By the way universalism doesn’t exist in the Western Democracies or anywhere. To get anywhere minorities have to integrate. The traditional collective history of most Western Democracies is the one that is taken as the history of the country, not other more recent residents.
A lot European countries have crosses on the flag, have bank holidays on christian days and the majority cultural language is christian. None of this makes this British Jew not feel at home here. It is home.
Many Muslim countries have crescents on the flag, in their constitutions have statements about sharia being a guide to the national law and also statements about Islam being that the state religion and people belonging to the Arab people, in the Arab homeland. A country like Turkey doesn’t even recognise the culture of the Kurdish minority who has no other cultural representation.
Why talk about the star of david and the blue strips excluding Muslim, when crescents on flags appear everywhere road the region. Israel is the most liberal country in the region, that’s why you get pride there. The new religious muslim coalition partner in government has said it will block pro-LGBT legislation suggested by the ultra-liberal party Meretz. It makes mockery of self described LGBT supporters, who mock Israeli pride events. Intersectionality puts LGBT rights very low in the hierarchy.

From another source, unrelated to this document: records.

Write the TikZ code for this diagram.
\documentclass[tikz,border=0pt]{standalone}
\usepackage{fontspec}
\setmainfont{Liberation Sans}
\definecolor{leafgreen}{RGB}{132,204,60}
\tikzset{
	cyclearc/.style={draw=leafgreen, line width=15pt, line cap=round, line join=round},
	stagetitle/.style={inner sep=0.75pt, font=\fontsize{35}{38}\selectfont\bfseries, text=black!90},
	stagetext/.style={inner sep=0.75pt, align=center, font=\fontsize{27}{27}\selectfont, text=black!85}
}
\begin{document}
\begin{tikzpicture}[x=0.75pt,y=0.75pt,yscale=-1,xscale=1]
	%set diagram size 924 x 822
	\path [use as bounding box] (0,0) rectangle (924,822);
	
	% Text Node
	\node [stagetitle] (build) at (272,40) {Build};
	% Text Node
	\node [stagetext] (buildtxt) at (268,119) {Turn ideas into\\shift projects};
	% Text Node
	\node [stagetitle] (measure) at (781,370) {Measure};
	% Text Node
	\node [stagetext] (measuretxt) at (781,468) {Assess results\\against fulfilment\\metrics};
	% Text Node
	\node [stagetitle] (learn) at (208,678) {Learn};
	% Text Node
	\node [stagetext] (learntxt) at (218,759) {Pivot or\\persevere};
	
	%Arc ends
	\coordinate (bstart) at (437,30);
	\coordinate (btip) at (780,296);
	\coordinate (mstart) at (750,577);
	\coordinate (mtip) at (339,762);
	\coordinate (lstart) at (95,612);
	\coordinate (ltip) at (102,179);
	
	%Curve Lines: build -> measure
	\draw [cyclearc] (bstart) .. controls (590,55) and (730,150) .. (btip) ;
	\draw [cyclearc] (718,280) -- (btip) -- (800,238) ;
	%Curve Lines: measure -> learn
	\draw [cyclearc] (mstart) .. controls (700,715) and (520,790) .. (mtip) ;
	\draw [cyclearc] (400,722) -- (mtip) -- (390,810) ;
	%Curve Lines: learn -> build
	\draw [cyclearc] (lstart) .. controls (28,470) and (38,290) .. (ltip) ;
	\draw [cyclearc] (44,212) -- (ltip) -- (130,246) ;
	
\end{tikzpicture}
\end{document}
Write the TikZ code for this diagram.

Last edited 2 years ago by Matthew Freedman
rj5555366
rj5555366
2 years ago

…Just become another multiple
Cultures sham of a nation like those in Western Europe, with their ever deepening divisions and libtard self hatred… seems to be the sum of this

Harry Potter
Harry Potter
2 years ago

Every country considers nationalism a good idea to promote and instill into their children’s heads, except those one in the West. Yet it seems no justice fighters in the West is willing to pay attention to (let alone critique) this common sense prevailing outside their echo chamber.

CHARLES STANHOPE
CHARLES STANHOPE
2 years ago

Israel is the new Sparta, tough, laconic, organised.

The Palestinians on the other hand are the new Helots.
Someone has to be, it was, and always will be thus.